Doeren, who is 23 years younger than O’Brien, said recruiting is about relationships and tireless effort.

“We will turn over every stone and those stones are going to start in state,” Doeren said. “We will fight for every kid who we think belongs here. If we don’t get one, it’s not going to be for a lack of effort.”

The challenges ahead

N.C. State still has 16 commitments in the class of 2013, with 10 from this state. Only one (defensive back Jack Tocho from Charlotte) is in the Rivals’ top 25 and none are from the top 10. Stanford, LSU, Ohio State and South Carolina have commitments from the top 10.

Doeren’s coaching staff is significantly younger than O’Brien’s and was put together specifically to improve recruiting. Doeren’s first hire was his recruiting coordinator, Ryan Nielsen, who’s only 33.
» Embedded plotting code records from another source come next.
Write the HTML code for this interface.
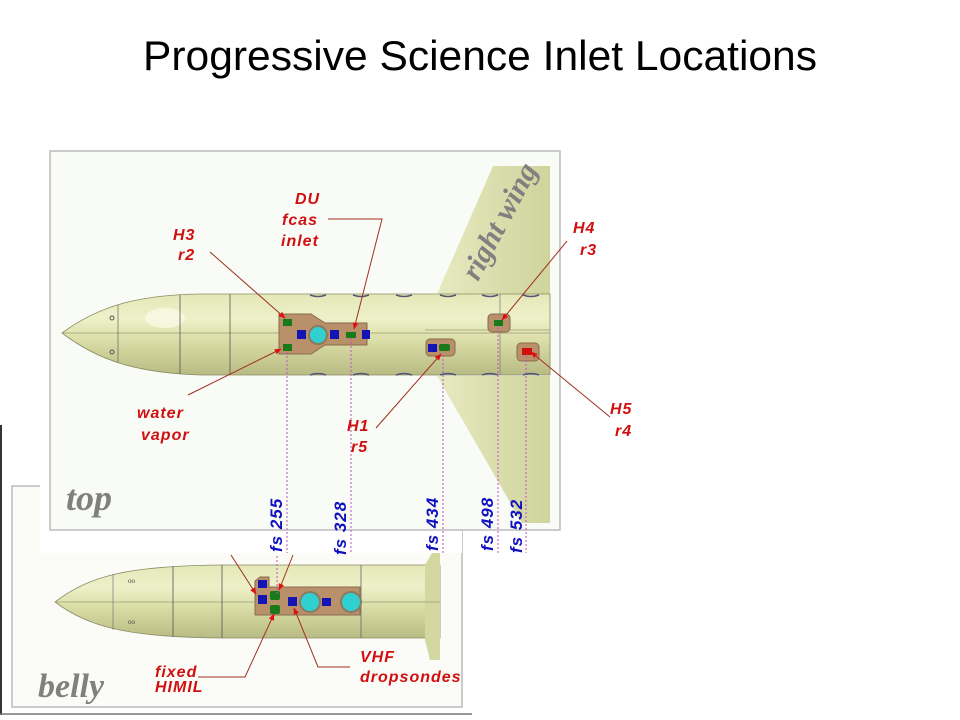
<!DOCTYPE html>
<html><head><meta charset="utf-8"><style>
html,body{margin:0;padding:0;background:#fff;width:960px;height:720px;overflow:hidden}
svg{display:block}
.r{font-family:"Liberation Sans",sans-serif;font-style:italic;font-weight:bold;fill:#d01010;font-size:16px;letter-spacing:1px}
.b{font-family:"Liberation Sans",sans-serif;font-style:italic;font-weight:bold;fill:#1010c0;font-size:17px;letter-spacing:1px}
.g{font-family:"Liberation Serif",serif;font-style:italic;font-weight:bold;fill:#808080}
</style></head><body>
<svg width="960" height="720" viewBox="0 0 960 720" xmlns="http://www.w3.org/2000/svg">
<defs>
<linearGradient id="fus" x1="0" y1="0" x2="0" y2="1">
<stop offset="0" stop-color="#e4e8b8"/><stop offset="0.3" stop-color="#eef0c8"/><stop offset="0.6" stop-color="#d8dca4"/><stop offset="1" stop-color="#b8bc84"/>
</linearGradient>
<linearGradient id="wing" x1="0" y1="0" x2="1" y2="0">
<stop offset="0" stop-color="#e6eac0"/><stop offset="1" stop-color="#cfd39c"/>
</linearGradient>
<marker id="ah" viewBox="0 0 10 10" refX="9" refY="5" markerWidth="7" markerHeight="7" orient="auto"><path d="M0,1 L10,5 L0,9 z" fill="#e01010"/></marker>
</defs>
<text x="143" y="70" font-family="Liberation Sans,sans-serif" font-size="42" textLength="674" lengthAdjust="spacingAndGlyphs" fill="#000">Progressive Science Inlet Locations</text>

<line x1="1" y1="425" x2="1" y2="715" stroke="#333" stroke-width="2"/>
<line x1="0" y1="714" x2="472" y2="714" stroke="#777" stroke-width="1.5"/>

<rect x="12" y="486" width="450" height="221" fill="#fbfcf8" stroke="#bbb" stroke-width="1.5"/>
<path d="M55,602 C90,575 130,566 220,565 L440,565 L440,638 L220,638 C130,637 90,628 55,602 Z" fill="url(#fus)" stroke="#8a8c60" stroke-width="0.8"/>
<path d="M425,565 L432,553 L440,553 L440,660 L430,660 L425,640 Z" fill="#d3d7a0"/>
<line x1="55" y1="602" x2="440" y2="602" stroke="#9a9c70" stroke-width="0.7"/>
<line x1="113" y1="574" x2="113" y2="630" stroke="#777" stroke-width="0.7"/>
<line x1="173" y1="566" x2="173" y2="637" stroke="#555" stroke-width="0.8"/>
<line x1="222" y1="565" x2="222" y2="638" stroke="#555" stroke-width="0.8"/>
<line x1="361" y1="565" x2="361" y2="638" stroke="#666" stroke-width="0.8"/>
<text x="128" y="583" font-size="7" fill="#444">oo</text>
<text x="128" y="624" font-size="7" fill="#444">oo</text>
<path d="M260,577 h9 v10 h91 v28 h-105 v-34 z" fill="#b8906a" stroke="#8a6a50"/>
<rect x="258" y="580" width="9" height="8" fill="#1414b4"/>
<rect x="258" y="595" width="9" height="9" fill="#1414b4"/>
<rect x="270" y="591" width="10" height="9" rx="2" fill="#1a7a1a"/>
<rect x="270" y="605" width="10" height="9" rx="2" fill="#1a7a1a"/>
<rect x="288" y="597" width="9" height="9" fill="#1414b4"/>
<circle cx="310" cy="602" r="10" fill="#30d0d0" stroke="#8a7a60" stroke-width="2"/>
<rect x="322" y="598" width="9" height="8" fill="#1414b4"/>
<circle cx="351" cy="602" r="10" fill="#30d0d0" stroke="#8a7a60" stroke-width="2"/>
<text class="g" x="38" y="697" font-size="34">belly</text>
<line x1="277" y1="556" x2="277" y2="596" stroke="#c050c0" stroke-dasharray="2,2"/>
<line x1="231" y1="555" x2="256" y2="594" stroke="#a03020" marker-end="url(#ah)"/>
<line x1="293" y1="555" x2="279" y2="590" stroke="#a03020" marker-end="url(#ah)"/>
<polyline points="198,677 245,677 274,614" fill="none" stroke="#a03020" marker-end="url(#ah)"/>
<polyline points="350,667 318,667 294,608" fill="none" stroke="#a03020" marker-end="url(#ah)"/>
<text class="r" x="155" y="677" font-size="13">fixed</text>
<text class="r" x="155" y="692" font-size="13">HIMIL</text>
<text class="r" x="360" y="662">VHF</text>
<text class="r" x="360" y="682">dropsondes</text>

<rect x="40" y="480" width="422" height="73" fill="#fff"/>

<rect x="50" y="151" width="510" height="379" fill="#f9fbf6" stroke="#bbb" stroke-width="1.5"/>
<path d="M437,294 L493,166 L550,166 L550,294 Z" fill="url(#wing)"/>
<path d="M437,376 L522,523 L550,523 L550,376 Z" fill="url(#wing)"/>
<path d="M62,333 C100,305 140,295 200,294 L550,294 L550,375 L200,375 C140,373 100,362 62,333 Z" fill="url(#fus)" stroke="#8a8c60" stroke-width="0.8"/>
<ellipse cx="165" cy="318" rx="20" ry="10" fill="#fafcea" opacity="0.7"/>
<line x1="62" y1="333" x2="550" y2="333" stroke="#9a9c70" stroke-width="0.7"/>
<line x1="425" y1="330" x2="550" y2="330" stroke="#9a9c70" stroke-width="0.7"/>
<line x1="118" y1="305" x2="118" y2="362" stroke="#666" stroke-width="0.7"/>
<line x1="180" y1="295" x2="180" y2="374" stroke="#555" stroke-width="0.8"/>
<line x1="230" y1="294" x2="230" y2="375" stroke="#555" stroke-width="0.8"/>
<line x1="500" y1="294" x2="500" y2="375" stroke="#777" stroke-width="0.7"/>
<circle cx="112" cy="318" r="2" fill="none" stroke="#555"/>
<circle cx="112" cy="352" r="2" fill="none" stroke="#555"/>
<g stroke="#557" stroke-width="1.5" fill="none">
<path d="M310,295 q8,3 16,0 M353,295 q8,3 16,0 M396,295 q8,3 16,0 M440,295 q8,3 16,0 M482,295 q8,3 16,0 M523,295 q8,3 16,0"/>
<path d="M310,375 q8,-3 16,0 M353,375 q8,-3 16,0 M396,375 q8,-3 16,0 M440,375 q8,-3 16,0 M482,375 q8,-3 16,0 M523,375 q8,-3 16,0"/>
</g>
<path d="M279,314 h32 l14,9 h42 v22 h-42 l-14,9 h-32 z" fill="#b8906a" stroke="#8a6a50"/>
<rect x="283" y="319" width="9" height="7" fill="#1a7a1a"/>
<rect x="283" y="344" width="9" height="7" fill="#1a7a1a"/>
<rect x="297" y="330" width="9" height="9" fill="#1414b4"/>
<circle cx="318" cy="335" r="9" fill="#30d0d0" stroke="#8a7a60" stroke-width="2"/>
<rect x="330" y="330" width="9" height="9" fill="#1414b4"/>
<rect x="346" y="332" width="10" height="6" fill="#1a7a1a"/>
<rect x="362" y="330" width="8" height="9" fill="#1414b4"/>
<rect x="426" y="339" width="29" height="17" rx="4" fill="#b8906a" stroke="#8a6a50"/>
<rect x="428" y="344" width="9" height="8" fill="#1414b4"/>
<rect x="439" y="344" width="11" height="7" rx="2" fill="#1a7a1a"/>
<rect x="488" y="314" width="22" height="18" rx="4" fill="#b8906a" stroke="#8a6a50"/>
<rect x="494" y="320" width="9" height="6" fill="#1a7a1a"/>
<rect x="517" y="343" width="22" height="18" rx="4" fill="#b8906a" stroke="#8a6a50"/>
<rect x="522" y="348" width="10" height="7" fill="#d01010"/>
<text class="g" transform="translate(478,282) rotate(-62)" font-size="30" fill="#8a8a80">right wing</text>
<text class="g" x="66" y="510" font-size="36">top</text>

<g stroke="#c050c0" stroke-dasharray="2,2" stroke-width="1">
<line x1="287" y1="352" x2="287" y2="553"/>
<line x1="351" y1="338" x2="351" y2="553"/>
<line x1="443" y1="355" x2="443" y2="553"/>
<line x1="498" y1="327" x2="498" y2="553"/>
<line x1="526" y1="356" x2="526" y2="553"/>
</g>
<g>
<text class="b" transform="translate(282,552) rotate(-90)">fs 255</text>
<text class="b" transform="translate(346,555) rotate(-90)">fs 328</text>
<text class="b" transform="translate(438,551) rotate(-90)">fs 434</text>
<text class="b" transform="translate(493,551) rotate(-90)">fs 498</text>
<text class="b" transform="translate(522,553) rotate(-90)">fs 532</text>
</g>

<g stroke="#a03020" stroke-width="1" fill="none">
<line x1="210" y1="252" x2="285" y2="318" marker-end="url(#ah)"/>
<polyline points="328,219 382,219 354,329" marker-end="url(#ah)"/>
<line x1="188" y1="395" x2="281" y2="349" marker-end="url(#ah)"/>
<line x1="376" y1="428" x2="441" y2="354" marker-end="url(#ah)"/>
<line x1="567" y1="241" x2="502" y2="320" marker-end="url(#ah)"/>
<line x1="610" y1="417" x2="531" y2="352" marker-end="url(#ah)"/>
</g>
<text class="r" x="173" y="240">H3</text>
<text class="r" x="178" y="260">r2</text>
<text class="r" x="295" y="204">DU</text>
<text class="r" x="282" y="225">fcas</text>
<text class="r" x="281" y="246">inlet</text>
<text class="r" x="137" y="418">water</text>
<text class="r" x="141" y="440">vapor</text>
<text class="r" x="347" y="431">H1</text>
<text class="r" x="351" y="452">r5</text>
<text class="r" x="573" y="233">H4</text>
<text class="r" x="580" y="255">r3</text>
<text class="r" x="610" y="414">H5</text>
<text class="r" x="615" y="436">r4</text>
</svg>
</body></html>
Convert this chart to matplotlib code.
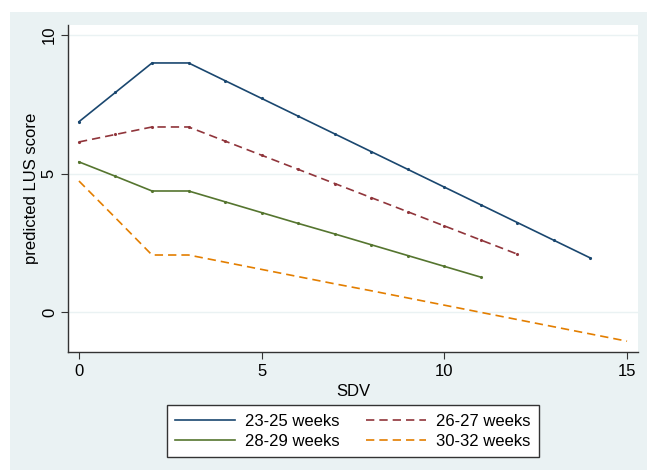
import matplotlib.pyplot as plt

plt.rcParams['font.family'] = ['Liberation Sans', 'DejaVu Sans']

# predicted LUS score by SDV, per gestational age group
x_2325 = list(range(0, 15))
y_2325 = [6.87, 7.93, 8.99, 8.99, 8.35, 7.71, 7.07, 6.43, 5.79, 5.15, 4.51, 3.87, 3.23, 2.59, 1.95]

x_2627 = list(range(0, 13))
y_2627 = [6.14, 6.41, 6.68, 6.68, 6.17, 5.66, 5.15, 4.64, 4.13, 3.62, 3.11, 2.60, 2.09]

x_2829 = list(range(0, 12))
y_2829 = [5.42, 4.90, 4.37, 4.37, 3.98, 3.59, 3.20, 2.82, 2.43, 2.04, 1.65, 1.26]

x_3032 = list(range(0, 16))
y_3032 = [4.73, 3.40, 2.06, 2.06, 1.80, 1.54, 1.28, 1.02, 0.77, 0.51, 0.25, -0.01, -0.27, -0.53, -0.79, -1.05]

labels = ['23-25 weeks', '26-27 weeks', '28-29 weeks', '30-32 weeks']
colors = ['#1a476f', '#90353b', '#55752f', '#e37e00']

bg = '#eaf2f3'

fig = plt.figure(figsize=(6.47, 4.70), dpi=100, facecolor='white')

# graph region background (light blue-gray), slightly inset from the image edge
back = fig.add_axes([10/647, 0, 1 - 10/647, 1 - 12/470], zorder=-1)
back.set_facecolor(bg)
back.set_xticks([])
back.set_yticks([])
for s in back.spines.values():
    s.set_visible(False)

ax = fig.add_axes([68/647, 1 - 352/470, 570/647, 327/470], zorder=1)
ax.set_facecolor('white')

l1, = ax.plot(x_2325, y_2325, color=colors[0], lw=1.2, marker='.', ms=2.5)
l2, = ax.plot(x_2627, y_2627, color=colors[1], lw=1.2, ls=(0, (5, 3)), marker='.', ms=2.5)
l3, = ax.plot(x_2829, y_2829, color=colors[2], lw=1.2, marker='.', ms=2.5)
l4, = ax.plot(x_3032, y_3032, color=colors[3], lw=1.2, ls=(0, (5, 3)))

ax.set_xlim(-0.3, 15.3)
ax.set_ylim(-1.44, 10.36)
ax.set_xticks([0, 5, 10, 15])
ax.set_yticks([0, 5, 10])
ax.yaxis.grid(True, color=bg, lw=1)
ax.set_axisbelow(True)
for s in ['top', 'right']:
    ax.spines[s].set_visible(False)
for s in ['left', 'bottom']:
    ax.spines[s].set_color('#333333')
    ax.spines[s].set_linewidth(1.0)
ax.tick_params(direction='out', length=5, color='#333333', labelsize=12)
ax.tick_params(axis='y', pad=3)
plt.setp(ax.get_yticklabels(), rotation=90, va='center')
ax.set_xlabel('SDV', fontsize=12, labelpad=4)
ax.set_ylabel('predicted LUS score', fontsize=12, labelpad=2)

leg = fig.legend([l1, l3, l2, l4], [labels[0], labels[2], labels[1], labels[3]],
                 ncol=2, loc='center', bbox_to_anchor=(353/647, 1 - 431/470),
                 fontsize=12, frameon=True, fancybox=False, handlelength=3.6,
                 handletextpad=0.6, columnspacing=1.6, borderpad=0.5,
                 labelspacing=0.3, framealpha=1)
leg.set_zorder(5)
leg.get_frame().set_edgecolor('#333333')
leg.get_frame().set_linewidth(1.0)
for h in leg.legend_handles:
    h.set_marker('')

fig.savefig('out.png', dpi=100, facecolor='white')
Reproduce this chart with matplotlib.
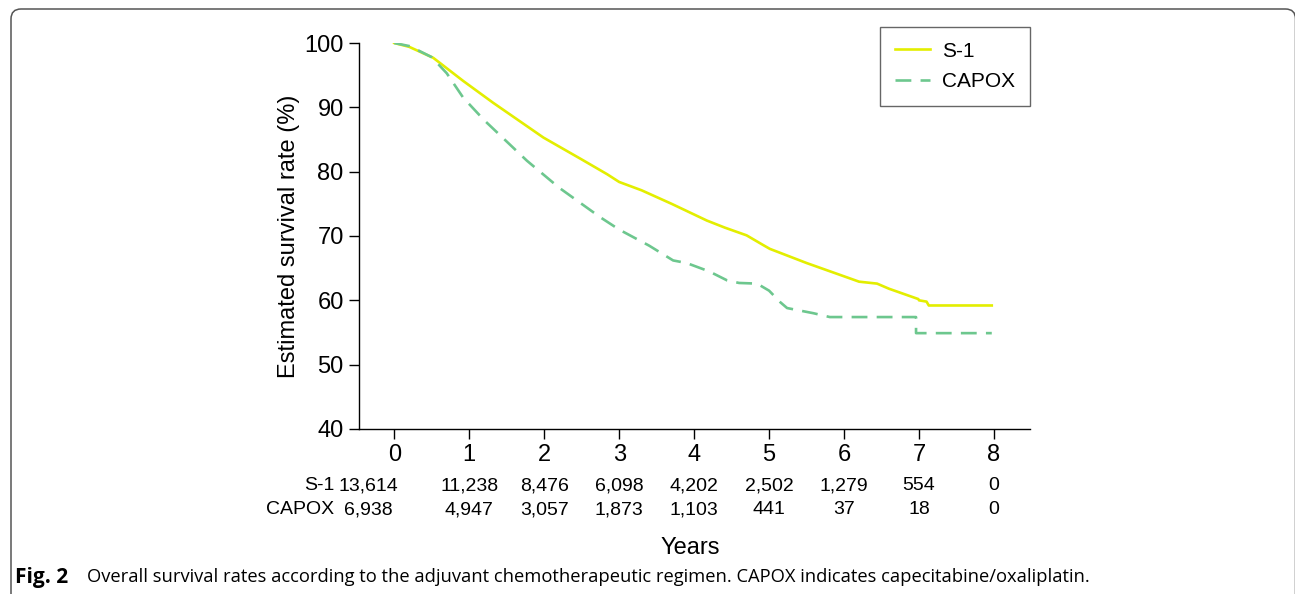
import matplotlib.pyplot as plt
import matplotlib.patches as mpatches
import matplotlib.transforms as mtransforms

plt.rcParams['font.family'] = ['Liberation Sans', 'DejaVu Sans']

# survival curves (years, %)
s1_t = [0, 0.2, 0.52, 0.92, 1.32, 1.99, 2.5, 2.84, 3.0, 3.3, 3.7, 4.17, 4.41, 4.7,
        4.92, 5.01, 5.5, 6.08, 6.2, 6.44, 6.6, 6.99, 7.0, 7.1, 7.13, 7.97]
s1_s = [100, 99.4, 97.7, 94.1, 90.7, 85.3, 81.9, 79.6, 78.4, 77.1, 75.0, 72.4, 71.3, 70.1,
        68.6, 68.0, 65.8, 63.4, 62.9, 62.6, 61.8, 60.2, 60.0, 59.8, 59.2, 59.2]

capox_t = [0, 0.21, 0.5, 0.7, 0.92, 1.2, 1.39, 1.77, 2.2, 2.75, 3.0, 3.4, 3.72, 3.9,
           4.2, 4.44, 4.6, 4.84, 5.0, 5.15, 5.24, 5.59, 5.81, 6.96, 6.96, 7.97]
capox_s = [100, 99.5, 97.8, 95.3, 91.5, 88.0, 85.9, 81.7, 77.5, 72.9, 71.0, 68.5, 66.2, 65.8,
           64.5, 63.1, 62.7, 62.6, 61.5, 59.7, 58.8, 58.0, 57.4, 57.4, 54.9, 54.9]

years = [0, 1, 2, 3, 4, 5, 6, 7, 8]
s1_risk = ['13,614', '11,238', '8,476', '6,098', '4,202', '2,502', '1,279', '554', '0']
capox_risk = ['6,938', '4,947', '3,057', '1,873', '1,103', '441', '37', '18', '0']

yellow = '#e3ee00'
green = '#6dc78e'

W, H = 1295, 594
fig = plt.figure(figsize=(W / 100, H / 100), dpi=100)
ax = fig.add_axes([359 / W, 1 - 429 / H, (1030 - 359) / W, (429 - 43) / H])

ax.plot(s1_t, s1_s, color=yellow, lw=1.9, label='S-1')
ax.plot(capox_t, capox_s, color=green, lw=1.9, dashes=(6, 3.5), label='CAPOX')

ax.set_xlim(-0.47, 8.48)
ax.set_ylim(40, 100)
ax.set_xticks(years)
ax.set_yticks([40, 50, 60, 70, 80, 90, 100])
ax.tick_params(labelsize=17, length=7, width=1, direction='out', pad=4)
for side in ['top', 'right']:
    ax.spines[side].set_visible(False)
for side in ['left', 'bottom']:
    ax.spines[side].set_linewidth(1)
ax.set_ylabel('Estimated survival rate (%)', fontsize=17, labelpad=3)

# numbers at risk
trans = mtransforms.blended_transform_factory(ax.transData, ax.transAxes)
row1 = (429 - 486) / 386
row2 = (429 - 510) / 386
for i, yr in enumerate(years):
    xpos = yr if yr > 0 else -0.35
    ax.text(xpos, row1, s1_risk[i], transform=trans, ha='center', va='center', fontsize=14)
    ax.text(xpos, row2, capox_risk[i], transform=trans, ha='center', va='center', fontsize=14)
ax.text(-0.8, row1, 'S-1', transform=trans, ha='right', va='center', fontsize=14)
ax.text(-0.8, row2, 'CAPOX', transform=trans, ha='right', va='center', fontsize=14)

fig.text(690 / W, 1 - 548 / H, 'Years', ha='center', va='center', fontsize=17)

leg = ax.legend(loc='upper right', bbox_to_anchor=(1030 / W, 1 - 27 / H),
                bbox_transform=fig.transFigure, fontsize=15, frameon=True,
                fancybox=False, edgecolor='#666666', framealpha=1,
                handlelength=1.7, handletextpad=0.6, labelspacing=0.55,
                borderpad=0.7, borderaxespad=0)
leg.get_frame().set_linewidth(1)

# caption
fig.text(15 / W, 1 - 577 / H, 'Fig. 2', fontsize=15, fontweight='bold',
         family=['Open Sans', 'DejaVu Sans'], va='center', ha='left')
fig.text(87 / W, 1 - 577 / H,
         'Overall survival rates according to the adjuvant chemotherapeutic regimen. '
         'CAPOX indicates capecitabine/oxaliplatin.',
         fontsize=13.2, family=['Open Sans', 'DejaVu Sans'], va='center', ha='left')

# page frame with rounded corners
frame = mpatches.FancyBboxPatch((11, -40), 1284.5, H - 9 + 40,
                                boxstyle='round,pad=0,rounding_size=10',
                                transform=mtransforms.IdentityTransform(),
                                fill=False, ec='#555555', lw=1.1)
fig.add_artist(frame)

fig.savefig('out.png', dpi=100)
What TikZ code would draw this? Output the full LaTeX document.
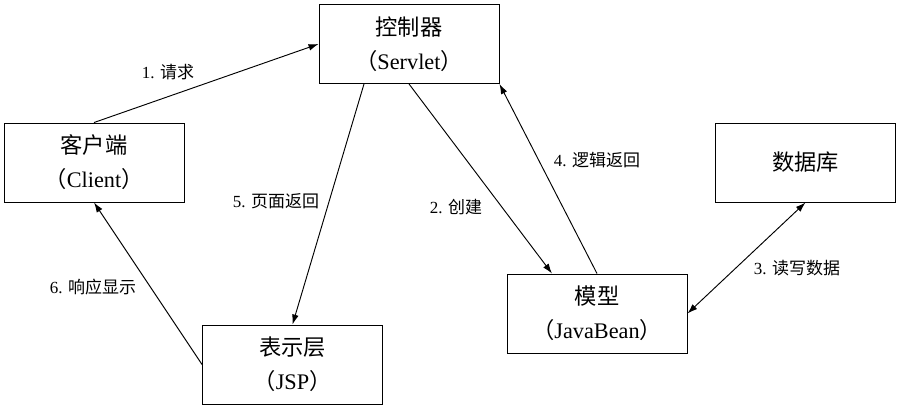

Doeren has some capital with recruits with Northern Illinois’ historic BCS bowl bid and that should help as he tries to cobble together what he can in his first ACC class before Signing Day in February.

But recruiting takes time, as he noted earlier this month. He also made a comment about the job in general that will apply to the tests he will face as he tries to fulfill Yow’s goals on the recruiting trail.

“I’m not sure what all the challenges are yet at State, but I do look forward to all of them,” Doeren said.

Top state recruits at Stanford, LSU, Ohio State and South Carolina but not N.C. State. There’s challenge No. 1.